Pictures do not belong in the copy; restate the records below word for word.

— Start —

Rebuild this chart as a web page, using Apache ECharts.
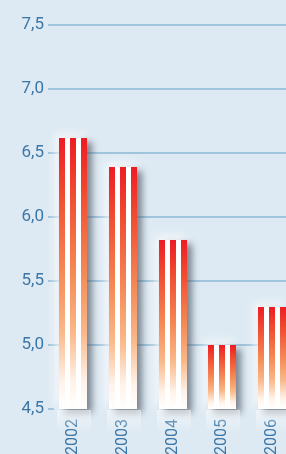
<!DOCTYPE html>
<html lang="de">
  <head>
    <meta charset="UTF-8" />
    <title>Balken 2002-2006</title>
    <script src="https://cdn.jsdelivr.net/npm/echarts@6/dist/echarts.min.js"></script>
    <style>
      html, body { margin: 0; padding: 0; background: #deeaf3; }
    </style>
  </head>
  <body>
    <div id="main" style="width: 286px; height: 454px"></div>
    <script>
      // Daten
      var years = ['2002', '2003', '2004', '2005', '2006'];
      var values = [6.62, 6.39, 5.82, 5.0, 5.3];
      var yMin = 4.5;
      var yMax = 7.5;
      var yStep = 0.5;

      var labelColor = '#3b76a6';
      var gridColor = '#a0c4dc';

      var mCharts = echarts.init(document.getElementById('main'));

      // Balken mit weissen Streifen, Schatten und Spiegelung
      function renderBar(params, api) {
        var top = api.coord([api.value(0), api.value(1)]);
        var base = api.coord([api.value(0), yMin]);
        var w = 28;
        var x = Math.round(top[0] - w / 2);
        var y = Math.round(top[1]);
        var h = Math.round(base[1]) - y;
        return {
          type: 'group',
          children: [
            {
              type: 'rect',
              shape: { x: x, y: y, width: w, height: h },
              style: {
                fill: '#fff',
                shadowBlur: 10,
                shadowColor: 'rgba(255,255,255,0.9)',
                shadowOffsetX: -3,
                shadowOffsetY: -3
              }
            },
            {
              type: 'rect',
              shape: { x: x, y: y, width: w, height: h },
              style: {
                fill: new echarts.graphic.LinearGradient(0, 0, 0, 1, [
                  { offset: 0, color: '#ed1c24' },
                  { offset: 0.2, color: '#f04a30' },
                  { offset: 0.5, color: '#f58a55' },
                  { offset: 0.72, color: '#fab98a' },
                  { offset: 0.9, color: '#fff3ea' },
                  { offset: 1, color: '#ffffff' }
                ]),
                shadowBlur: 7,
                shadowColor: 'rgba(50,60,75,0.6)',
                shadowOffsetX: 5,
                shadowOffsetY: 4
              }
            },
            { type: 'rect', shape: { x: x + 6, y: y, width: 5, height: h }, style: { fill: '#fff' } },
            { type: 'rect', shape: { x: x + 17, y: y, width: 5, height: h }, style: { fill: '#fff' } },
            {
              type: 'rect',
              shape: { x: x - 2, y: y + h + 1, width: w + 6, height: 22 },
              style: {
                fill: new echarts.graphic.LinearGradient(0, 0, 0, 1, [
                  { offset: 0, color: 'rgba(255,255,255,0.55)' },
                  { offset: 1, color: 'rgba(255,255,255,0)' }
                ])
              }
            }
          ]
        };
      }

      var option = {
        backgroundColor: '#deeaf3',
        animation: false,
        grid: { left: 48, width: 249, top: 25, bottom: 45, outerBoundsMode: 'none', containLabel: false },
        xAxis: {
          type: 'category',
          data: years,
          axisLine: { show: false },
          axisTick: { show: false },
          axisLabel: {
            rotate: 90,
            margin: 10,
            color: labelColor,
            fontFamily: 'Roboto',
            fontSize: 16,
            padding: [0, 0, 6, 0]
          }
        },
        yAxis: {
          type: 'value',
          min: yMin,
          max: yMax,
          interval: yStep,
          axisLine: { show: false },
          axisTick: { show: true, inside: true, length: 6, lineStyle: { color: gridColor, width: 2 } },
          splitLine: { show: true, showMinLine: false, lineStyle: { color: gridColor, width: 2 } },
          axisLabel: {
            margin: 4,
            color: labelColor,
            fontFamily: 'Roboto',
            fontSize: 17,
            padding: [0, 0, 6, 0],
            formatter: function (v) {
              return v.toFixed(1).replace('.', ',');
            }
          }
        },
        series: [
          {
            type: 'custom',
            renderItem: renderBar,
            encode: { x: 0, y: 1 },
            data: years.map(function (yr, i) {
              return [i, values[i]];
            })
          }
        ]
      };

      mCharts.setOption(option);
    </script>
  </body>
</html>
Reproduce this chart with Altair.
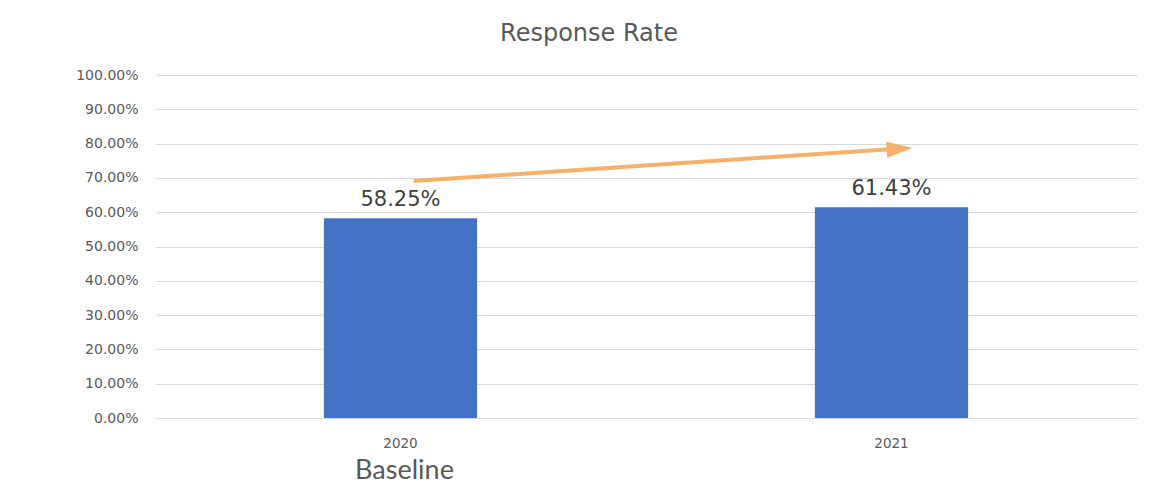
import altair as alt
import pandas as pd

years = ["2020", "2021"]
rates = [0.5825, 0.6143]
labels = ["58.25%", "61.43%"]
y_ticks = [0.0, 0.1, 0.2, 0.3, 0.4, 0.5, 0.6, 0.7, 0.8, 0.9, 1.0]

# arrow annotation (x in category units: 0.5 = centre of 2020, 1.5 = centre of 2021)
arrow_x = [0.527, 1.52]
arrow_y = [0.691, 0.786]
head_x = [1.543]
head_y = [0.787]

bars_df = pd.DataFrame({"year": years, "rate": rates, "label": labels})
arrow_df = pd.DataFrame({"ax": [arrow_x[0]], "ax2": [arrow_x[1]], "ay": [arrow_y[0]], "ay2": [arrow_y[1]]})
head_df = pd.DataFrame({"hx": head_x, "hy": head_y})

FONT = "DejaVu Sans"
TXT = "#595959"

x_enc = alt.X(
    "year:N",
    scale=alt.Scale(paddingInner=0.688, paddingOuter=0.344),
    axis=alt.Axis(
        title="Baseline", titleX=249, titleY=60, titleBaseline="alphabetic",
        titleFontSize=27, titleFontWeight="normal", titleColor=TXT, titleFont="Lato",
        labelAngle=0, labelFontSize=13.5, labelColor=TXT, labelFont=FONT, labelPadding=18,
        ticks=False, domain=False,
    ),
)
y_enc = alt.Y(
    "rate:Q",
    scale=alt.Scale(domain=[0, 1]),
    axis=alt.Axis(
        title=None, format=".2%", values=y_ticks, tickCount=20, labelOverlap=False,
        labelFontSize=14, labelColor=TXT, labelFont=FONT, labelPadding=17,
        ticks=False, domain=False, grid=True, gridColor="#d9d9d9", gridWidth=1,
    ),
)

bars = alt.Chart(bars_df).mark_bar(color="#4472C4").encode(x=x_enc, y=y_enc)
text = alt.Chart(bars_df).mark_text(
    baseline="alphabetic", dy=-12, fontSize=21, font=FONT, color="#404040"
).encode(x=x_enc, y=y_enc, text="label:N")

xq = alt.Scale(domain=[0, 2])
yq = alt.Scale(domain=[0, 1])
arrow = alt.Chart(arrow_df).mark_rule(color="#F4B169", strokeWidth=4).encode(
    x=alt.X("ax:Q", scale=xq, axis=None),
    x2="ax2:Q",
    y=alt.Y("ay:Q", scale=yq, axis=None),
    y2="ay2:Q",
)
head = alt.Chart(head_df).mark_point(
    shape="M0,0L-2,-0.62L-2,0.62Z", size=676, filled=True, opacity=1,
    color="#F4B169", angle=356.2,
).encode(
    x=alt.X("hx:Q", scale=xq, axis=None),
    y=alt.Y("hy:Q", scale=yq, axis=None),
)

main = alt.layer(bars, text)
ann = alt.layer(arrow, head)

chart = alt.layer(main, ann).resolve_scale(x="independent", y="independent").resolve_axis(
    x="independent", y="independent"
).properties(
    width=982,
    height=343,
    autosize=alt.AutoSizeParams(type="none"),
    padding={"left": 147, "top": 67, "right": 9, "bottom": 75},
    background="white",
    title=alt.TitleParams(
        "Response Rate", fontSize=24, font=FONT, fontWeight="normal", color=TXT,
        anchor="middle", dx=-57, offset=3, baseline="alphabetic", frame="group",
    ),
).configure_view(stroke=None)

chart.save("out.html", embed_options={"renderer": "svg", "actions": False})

— End —

**THE SOLUTION:**
Rebuild this chart as a web page, using Apache ECharts.
<!DOCTYPE html>
<html lang="de">
  <head>
    <meta charset="UTF-8" />
    <title>Balken 2002-2006</title>
    <script src="https://cdn.jsdelivr.net/npm/echarts@6/dist/echarts.min.js"></script>
    <style>
      html, body { margin: 0; padding: 0; background: #deeaf3; }
    </style>
  </head>
  <body>
    <div id="main" style="width: 286px; height: 454px"></div>
    <script>
      // Daten
      var years = ['2002', '2003', '2004', '2005', '2006'];
      var values = [6.62, 6.39, 5.82, 5.0, 5.3];
      var yMin = 4.5;
      var yMax = 7.5;
      var yStep = 0.5;

      var labelColor = '#3b76a6';
      var gridColor = '#a0c4dc';

      var mCharts = echarts.init(document.getElementById('main'));

      // Balken mit weissen Streifen, Schatten und Spiegelung
      function renderBar(params, api) {
        var top = api.coord([api.value(0), api.value(1)]);
        var base = api.coord([api.value(0), yMin]);
        var w = 28;
        var x = Math.round(top[0] - w / 2);
        var y = Math.round(top[1]);
        var h = Math.round(base[1]) - y;
        return {
          type: 'group',
          children: [
            {
              type: 'rect',
              shape: { x: x, y: y, width: w, height: h },
              style: {
                fill: '#fff',
                shadowBlur: 10,
                shadowColor: 'rgba(255,255,255,0.9)',
                shadowOffsetX: -3,
                shadowOffsetY: -3
              }
            },
            {
              type: 'rect',
              shape: { x: x, y: y, width: w, height: h },
              style: {
                fill: new echarts.graphic.LinearGradient(0, 0, 0, 1, [
                  { offset: 0, color: '#ed1c24' },
                  { offset: 0.2, color: '#f04a30' },
                  { offset: 0.5, color: '#f58a55' },
                  { offset: 0.72, color: '#fab98a' },
                  { offset: 0.9, color: '#fff3ea' },
                  { offset: 1, color: '#ffffff' }
                ]),
                shadowBlur: 7,
                shadowColor: 'rgba(50,60,75,0.6)',
                shadowOffsetX: 5,
                shadowOffsetY: 4
              }
            },
            { type: 'rect', shape: { x: x + 6, y: y, width: 5, height: h }, style: { fill: '#fff' } },
            { type: 'rect', shape: { x: x + 17, y: y, width: 5, height: h }, style: { fill: '#fff' } },
            {
              type: 'rect',
              shape: { x: x - 2, y: y + h + 1, width: w + 6, height: 22 },
              style: {
                fill: new echarts.graphic.LinearGradient(0, 0, 0, 1, [
                  { offset: 0, color: 'rgba(255,255,255,0.55)' },
                  { offset: 1, color: 'rgba(255,255,255,0)' }
                ])
              }
            }
          ]
        };
      }

      var option = {
        backgroundColor: '#deeaf3',
        animation: false,
        grid: { left: 48, width: 249, top: 25, bottom: 45, outerBoundsMode: 'none', containLabel: false },
        xAxis: {
          type: 'category',
          data: years,
          axisLine: { show: false },
          axisTick: { show: false },
          axisLabel: {
            rotate: 90,
            margin: 10,
            color: labelColor,
            fontFamily: 'Roboto',
            fontSize: 16,
            padding: [0, 0, 6, 0]
          }
        },
        yAxis: {
          type: 'value',
          min: yMin,
          max: yMax,
          interval: yStep,
          axisLine: { show: false },
          axisTick: { show: true, inside: true, length: 6, lineStyle: { color: gridColor, width: 2 } },
          splitLine: { show: true, showMinLine: false, lineStyle: { color: gridColor, width: 2 } },
          axisLabel: {
            margin: 4,
            color: labelColor,
            fontFamily: 'Roboto',
            fontSize: 17,
            padding: [0, 0, 6, 0],
            formatter: function (v) {
              return v.toFixed(1).replace('.', ',');
            }
          }
        },
        series: [
          {
            type: 'custom',
            renderItem: renderBar,
            encode: { x: 0, y: 1 },
            data: years.map(function (yr, i) {
              return [i, values[i]];
            })
          }
        ]
      };

      mCharts.setOption(option);
    </script>
  </body>
</html>
Reproduce this chart with Altair.
import altair as alt
import pandas as pd

years = ["2020", "2021"]
rates = [0.5825, 0.6143]
labels = ["58.25%", "61.43%"]
y_ticks = [0.0, 0.1, 0.2, 0.3, 0.4, 0.5, 0.6, 0.7, 0.8, 0.9, 1.0]

# arrow annotation (x in category units: 0.5 = centre of 2020, 1.5 = centre of 2021)
arrow_x = [0.527, 1.52]
arrow_y = [0.691, 0.786]
head_x = [1.543]
head_y = [0.787]

bars_df = pd.DataFrame({"year": years, "rate": rates, "label": labels})
arrow_df = pd.DataFrame({"ax": [arrow_x[0]], "ax2": [arrow_x[1]], "ay": [arrow_y[0]], "ay2": [arrow_y[1]]})
head_df = pd.DataFrame({"hx": head_x, "hy": head_y})

FONT = "DejaVu Sans"
TXT = "#595959"

x_enc = alt.X(
    "year:N",
    scale=alt.Scale(paddingInner=0.688, paddingOuter=0.344),
    axis=alt.Axis(
        title="Baseline", titleX=249, titleY=60, titleBaseline="alphabetic",
        titleFontSize=27, titleFontWeight="normal", titleColor=TXT, titleFont="Lato",
        labelAngle=0, labelFontSize=13.5, labelColor=TXT, labelFont=FONT, labelPadding=18,
        ticks=False, domain=False,
    ),
)
y_enc = alt.Y(
    "rate:Q",
    scale=alt.Scale(domain=[0, 1]),
    axis=alt.Axis(
        title=None, format=".2%", values=y_ticks, tickCount=20, labelOverlap=False,
        labelFontSize=14, labelColor=TXT, labelFont=FONT, labelPadding=17,
        ticks=False, domain=False, grid=True, gridColor="#d9d9d9", gridWidth=1,
    ),
)

bars = alt.Chart(bars_df).mark_bar(color="#4472C4").encode(x=x_enc, y=y_enc)
text = alt.Chart(bars_df).mark_text(
    baseline="alphabetic", dy=-12, fontSize=21, font=FONT, color="#404040"
).encode(x=x_enc, y=y_enc, text="label:N")

xq = alt.Scale(domain=[0, 2])
yq = alt.Scale(domain=[0, 1])
arrow = alt.Chart(arrow_df).mark_rule(color="#F4B169", strokeWidth=4).encode(
    x=alt.X("ax:Q", scale=xq, axis=None),
    x2="ax2:Q",
    y=alt.Y("ay:Q", scale=yq, axis=None),
    y2="ay2:Q",
)
head = alt.Chart(head_df).mark_point(
    shape="M0,0L-2,-0.62L-2,0.62Z", size=676, filled=True, opacity=1,
    color="#F4B169", angle=356.2,
).encode(
    x=alt.X("hx:Q", scale=xq, axis=None),
    y=alt.Y("hy:Q", scale=yq, axis=None),
)

main = alt.layer(bars, text)
ann = alt.layer(arrow, head)

chart = alt.layer(main, ann).resolve_scale(x="independent", y="independent").resolve_axis(
    x="independent", y="independent"
).properties(
    width=982,
    height=343,
    autosize=alt.AutoSizeParams(type="none"),
    padding={"left": 147, "top": 67, "right": 9, "bottom": 75},
    background="white",
    title=alt.TitleParams(
        "Response Rate", fontSize=24, font=FONT, fontWeight="normal", color=TXT,
        anchor="middle", dx=-57, offset=3, baseline="alphabetic", frame="group",
    ),
).configure_view(stroke=None)

chart.save("out.html", embed_options={"renderer": "svg", "actions": False})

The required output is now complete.